4. L’article en page intérieure donne les points de vue d’une manière globalement juste et circonstanciée. Le titre et le chapeau indiquent que le nom du Chancelier est simplement mentionné dans la plainte pénale et que ce dernier dément fermement avoir quoi que ce soit à se reprocher. Par contre, le titre à la Une du «Courrier» du 16 Mars 2004, «Le chancelier de l’Etat de Genève mis en cause dans une plainte pénale» induit chez le lecteur l’idée fausse que la plainte est dirigée contre Robert Hensler.

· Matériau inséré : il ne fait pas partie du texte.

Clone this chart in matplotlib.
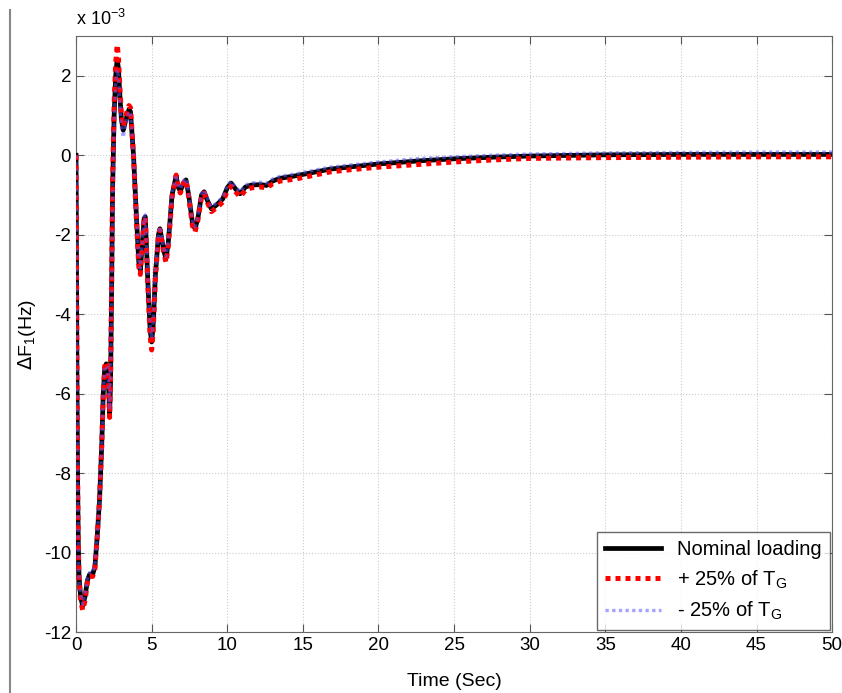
import numpy as np
import matplotlib
matplotlib.use("Agg")
import matplotlib.pyplot as plt
from matplotlib.lines import Line2D

plt.rcParams['font.family'] = ['Liberation Sans', 'DejaVu Sans']

# tempo (s) e desvio de frequencia (x 1e-3 Hz)
tempo = [0, 0.03, 0.06, 0.1, 0.15, 0.2, 0.3, 0.44, 0.6, 0.75, 0.9, 1.1, 1.25, 1.4,
         1.55, 1.7, 1.8, 1.9, 2.0, 2.1, 2.17, 2.22, 2.28, 2.35, 2.42, 2.52, 2.62,
         2.72, 2.8, 2.9, 3.0, 3.12, 3.3, 3.5, 3.6, 3.8, 4.0, 4.15, 4.25, 4.35, 4.5,
         4.58, 4.75, 4.9, 5.0, 5.1, 5.25, 5.45, 5.55, 5.8, 5.95, 6.1, 6.35, 6.62,
         6.75, 6.9, 7.1, 7.27, 7.45, 7.7, 7.87, 8.05, 8.3, 8.47, 8.7, 8.95, 9.3,
         9.7, 10.0, 10.25, 10.55, 10.85, 11.2, 11.6, 12.2, 12.6, 13.0, 13.5, 14.5,
         16.8, 18.0, 20.0, 22.75, 25.0, 27.5, 30.0, 35.0, 40.0, 45.0, 50.0]

nominal = [0, -2.5, -5.5, -8.0, -9.8, -10.6, -11.1, -11.35, -11.1, -10.7, -10.55,
           -10.55, -10.35, -9.6, -8.7, -7.3, -6.0, -5.35, -5.25, -5.3, -6.0, -6.5,
           -5.8, -3.5, -0.8, 1.0, 2.0, 2.42, 2.2, 1.5, 0.9, 0.63, 0.9, 1.15, 1.1,
           0.0, -1.6, -2.7, -2.9, -2.4, -1.6, -1.55, -3.2, -4.4, -4.7, -4.3, -3.0,
           -2.0, -1.85, -2.4, -2.6, -2.2, -1.0, -0.52, -0.8, -0.9, -0.7, -0.62,
           -1.0, -1.7, -1.85, -1.6, -1.0, -0.92, -1.15, -1.35, -1.25, -1.1, -0.82,
           -0.7, -0.85, -0.97, -0.8, -0.75, -0.74, -0.76, -0.65, -0.58, -0.52,
           -0.35, -0.3, -0.22, -0.14, -0.09, -0.05, -0.02, 0.01, 0.02, 0.02, 0.02]

mais_25 = [0, -2.5, -5.5, -8.0, -9.8, -10.7, -11.2, -11.45, -11.2, -10.75, -10.6,
           -10.6, -10.4, -9.6, -8.7, -7.3, -6.0, -5.3, -5.2, -5.3, -6.0, -6.6,
           -5.8, -3.4, -0.6, 1.3, 2.3, 2.78, 2.5, 1.7, 1.0, 0.72, 1.0, 1.25, 1.2,
           0.0, -1.7, -2.8, -3.0, -2.45, -1.6, -1.55, -3.3, -4.55, -4.9, -4.45,
           -3.1, -2.0, -1.88, -2.45, -2.7, -2.3, -1.05, -0.5, -0.82, -0.95, -0.7,
           -0.62, -1.05, -1.78, -1.93, -1.65, -1.05, -0.95, -1.2, -1.42, -1.32,
           -1.18, -0.9, -0.78, -0.92, -1.05, -0.88, -0.82, -0.8, -0.82, -0.72,
           -0.65, -0.6, -0.42, -0.37, -0.3, -0.23, -0.17, -0.12, -0.08, -0.06,
           -0.05, -0.04, -0.04]

menos_25 = [0, -2.5, -5.5, -8.0, -9.8, -10.6, -11.05, -11.3, -11.05, -10.65,
            -10.5, -10.5, -10.3, -9.6, -8.7, -7.3, -6.0, -5.35, -5.3, -5.35,
            -6.0, -6.4, -5.8, -3.6, -1.0, 0.8, 1.8, 2.15, 2.0, 1.3, 0.7, 0.45,
            0.8, 1.1, 1.05, 0.0, -1.55, -2.65, -2.85, -2.35, -1.55, -1.5, -3.1,
            -4.3, -4.6, -4.2, -2.9, -1.95, -1.8, -2.35, -2.55, -2.15, -0.95,
            -0.5, -0.75, -0.85, -0.65, -0.58, -0.95, -1.65, -1.8, -1.55, -0.95,
            -0.88, -1.1, -1.3, -1.2, -1.05, -0.77, -0.65, -0.8, -0.92, -0.75,
            -0.7, -0.68, -0.7, -0.6, -0.53, -0.47, -0.3, -0.25, -0.17, -0.08,
            -0.04, 0.0, 0.03, 0.06, 0.07, 0.08, 0.08]

legendas = ['Nominal loading', '+ 25% of T$_\\mathregular{G}$', '- 25% of T$_\\mathregular{G}$']

fig = plt.figure(figsize=(8.42, 6.93), dpi=100)
ax = fig.add_axes([0.0903, 0.088, 0.898, 0.86])

t = np.array(tempo)
ax.plot(t, np.array(nominal) * 1e-3, color='black', lw=3.4, label=legendas[0], zorder=3)
ax.plot(t, np.array(mais_25) * 1e-3, color='red', lw=3.6, ls=(0, (1, 1)), label=legendas[1], zorder=4)
ax.plot(t, np.array(menos_25) * 1e-3, color='#5a5aff', lw=2.4, ls=(0, (1, 1)), alpha=0.55,
        label=legendas[2], zorder=5)

ax.set_xlim(0, 50)
ax.set_ylim(-12e-3, 3e-3)
ax.set_xticks(np.arange(0, 51, 5))
ax.set_yticks(np.arange(-12, 3, 2) * 1e-3)
ax.set_yticklabels([str(v) for v in range(-12, 3, 2)])
ax.tick_params(direction='in', top=True, right=True, labelsize=13.5, length=6, color='#555555')
for s in ax.spines.values():
    s.set_color('#666666')
ax.grid(True, color='#cccccc', ls=':', lw=0.8)

ax.set_xlabel('Time (Sec)', fontsize=14, labelpad=14)
ax.set_ylabel('$\\Delta$F$_\\mathregular{1}$(Hz)', fontsize=14, labelpad=4)
ax.text(0.0, 1.012, 'x 10$^\\mathregular{-3}$', transform=ax.transAxes, fontsize=13,
        va='bottom', ha='left')

leg = ax.legend(loc='lower right', fontsize=14.5, frameon=True, fancybox=False,
                borderaxespad=0.1, handlelength=2.8, labelspacing=0.45)
leg.get_frame().set_edgecolor('#444444')
leg.get_frame().set_linewidth(1.0)

# linha cinza da margem esquerda
fig.add_artist(Line2D([0.012, 0.012], [0.0, 0.985], color='#888888', lw=1.5,
                      transform=fig.transFigure))

fig.savefig('out.png', dpi=100)
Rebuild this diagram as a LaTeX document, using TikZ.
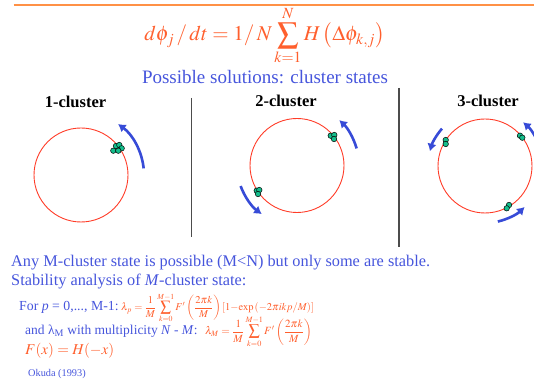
\documentclass[tikz,border=0pt]{standalone}
\usepackage{mathptmx}
\usepackage[no-math]{fontspec}
\setmainfont{Liberation Serif}
\usetikzlibrary{arrows.meta}

\definecolor{eqorange}{RGB}{255,95,45}
\definecolor{rulecol}{RGB}{255,145,70}
\definecolor{txtblue}{RGB}{70,85,220}
\definecolor{arrblue}{RGB}{55,75,215}
\definecolor{ringred}{RGB}{255,60,40}
\definecolor{oscteal}{RGB}{20,190,140}

\newcommand*{\ringr}{47pt}
\newcommand*{\pagew}{534}
\newcommand*{\pageh}{390}

\begin{document}
\begin{tikzpicture}
[
	x=1pt,y=1pt,
	ring/.style={draw=ringred,line width=0.9pt},
	osc/.style={circle,draw=black,fill=oscteal,line width=0.5pt,inner sep=0pt,minimum size=5.5pt},
	drift/.style={draw=arrblue,line width=2.6pt,-{Latex[length=7.5pt,width=9.5pt]}},
	divider/.style={draw=black!70,line width=1.1pt},
	clabel/.style={anchor=base,inner sep=0pt,font=\bfseries\fontsize{16.5}{19}\selectfont},
	txt/.style={anchor=base west,inner sep=0pt,text=txtblue},
	eq/.style={inner sep=0pt,text=eqorange}
]

	\useasboundingbox (0,0) rectangle (\pagew,\pageh);
	\clip (0,0) rectangle (\pagew,\pageh);

	% top rule
	\draw[rulecol,line width=2pt] (13.6,385) -- (\pagew,385);

	% equation of motion
	\node[eq,anchor=base] (dyn) at (264.5,349)
		{\fontsize{21}{25}\selectfont$\displaystyle d\phi_j\,/\,dt=1/\,N\sum_{k=1}^{N}H\left(\Delta\phi_{k,j}\right)$};
	\node[txt,anchor=base,font=\fontsize{19}{22}\selectfont] (sol) at (265,306.4) {Possible solutions: cluster states};

	% centres of the rings
	\coordinate (ring1) at (81,215);
	\coordinate (ring2) at (297,224.5);
	\coordinate (ring3) at (485,224);

	% dividers
	\draw[divider] (191.7,292) -- (191.7,153);
	\draw[divider] (399,302) -- (399,143);

	% 1-cluster
	\node[clabel] (lab1) at (75.5,282.7) {1-cluster};
	\draw[ring] (ring1) circle[radius=\ringr];
	\node[osc] (o1a) at (113.3,239.3) {};
	\node[osc] (o1b) at (116,244) {};
	\node[osc] (o1c) at (119.3,245) {};
	\node[osc] (o1d) at (121.7,241.7) {};
	\node[osc] (o1e) at (118.3,239.3) {};
	\draw[drift] (ring1) ++(6:63pt) arc[start angle=6,end angle=54,radius=63pt];

	% 2-cluster
	\node[clabel] (lab2) at (286,283.3) {2-cluster};
	\draw[ring] (ring2) circle[radius=\ringr];
	\node[osc] (o2a) at (330.7,254.3) {};
	\node[osc] (o2b) at (334.3,255) {};
	\node[osc] (o2c) at (334,251) {};
	\node[osc] (o2d) at (256.7,199.3) {};
	\node[osc] (o2e) at (259.3,200) {};
	\node[osc] (o2f) at (258,196) {};
	\draw[drift] (ring2) ++(16:62pt) arc[start angle=16,end angle=47,radius=62pt];
	\draw[drift] (ring2) ++(200:60pt) arc[start angle=200,end angle=234,radius=60pt];

	% 3-cluster
	\node[clabel] (lab3) at (488,283.3) {3-cluster};
	\draw[ring] (ring3) circle[radius=\ringr];
	\node[osc] (o3a) at (445.7,250) {};
	\node[osc] (o3b) at (445.7,246) {};
	\node[osc] (o3c) at (520,254.3) {};
	\node[osc] (o3d) at (522.3,252.3) {};
	\node[osc] (o3e) at (509,185) {};
	\node[osc] (o3f) at (506.7,181.7) {};
	\draw[drift] (ring3) ++(139:57pt) arc[start angle=139,end angle=165,radius=57pt];
	\draw[drift] (ring3) ++(18:58pt) arc[start angle=18,end angle=49,radius=58pt];
	\draw[drift] (ring3) ++(-77:57pt) arc[start angle=-77,end angle=-46,radius=57pt];

	% stability text
	\node[txt,font=\fontsize{16.3}{19}\selectfont] (any) at (11,123.5)
		{Any M-cluster state is possible (M<N) but only some are stable.};
	\node[txt,font=\fontsize{16.3}{19}\selectfont] (stab) at (11,104)
		{Stability analysis of \textit{M}-cluster state:};
	\node[txt,font=\fontsize{13.8}{16}\selectfont] (forp) at (19,79.4)
		{For \textit{p} = 0,..., M-1:};
	\node[eq,anchor=base west,font=\fontsize{10.5}{12}\selectfont] (lamp) at (121,79.4)
		{$\displaystyle\lambda_p=\frac{1}{M}\sum_{k=0}^{M-1}F'\left(\frac{2\pi k}{M}\right)\left[1{-}\mathrm{exp}\left({-}2\pi ikp/M\right)\right]$};
	\node[txt,font=\fontsize{13.5}{16}\selectfont] (andl) at (25,55.4)
		{and λ\textsubscript{M} with multiplicity \textit{N} - \textit{M}:};
	\node[eq,anchor=base west,font=\fontsize{11}{13}\selectfont] (lamM) at (205,55.4)
		{$\displaystyle\lambda_M=\frac{1}{M}\sum_{k=0}^{M-1}F'\left(\frac{2\pi k}{M}\right)$};
	\node[eq,anchor=base west,font=\fontsize{15}{18}\selectfont] (fdef) at (25,35) {$F(x)=H(-x)$};
	\node[txt,font=\fontsize{10.3}{12}\selectfont] (ref) at (28,14) {Okuda (1993)};

\end{tikzpicture}
\end{document}
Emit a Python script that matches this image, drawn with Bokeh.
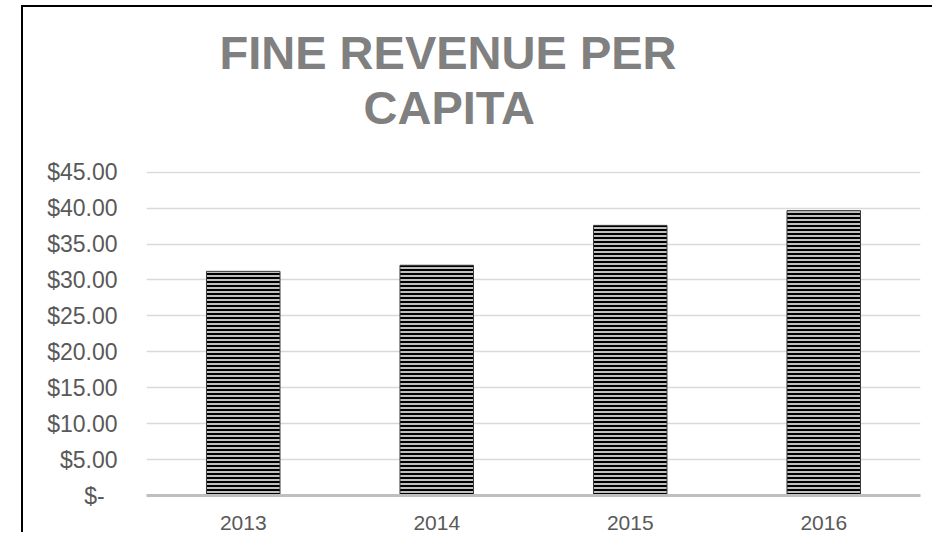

Ce titre viole donc les chiffres 1 et 3 de la «Déclaration».

III. Conclusions

1. La plainte est partiellement acceptée dans la mesure où le titre à la Une du «Courrier» du 16 Mars 2004, «Le chancelier de l’Etat de Genève mis en cause dans une plainte pénale» déforme la réalité et induit chez le lecteur l’idée fausse que cette plainte est dirigée contre le plaignant.

2. Pour le reste, la plainte est rejetée La mention du nom du plaignant était défendable dans le contexte de l’affaire de Lullier, où il avait été cité en relation directe avec sa fonction publique et dont les circonstances présentaient une certaine analogie avec celles évoquées dans l’article litigieux.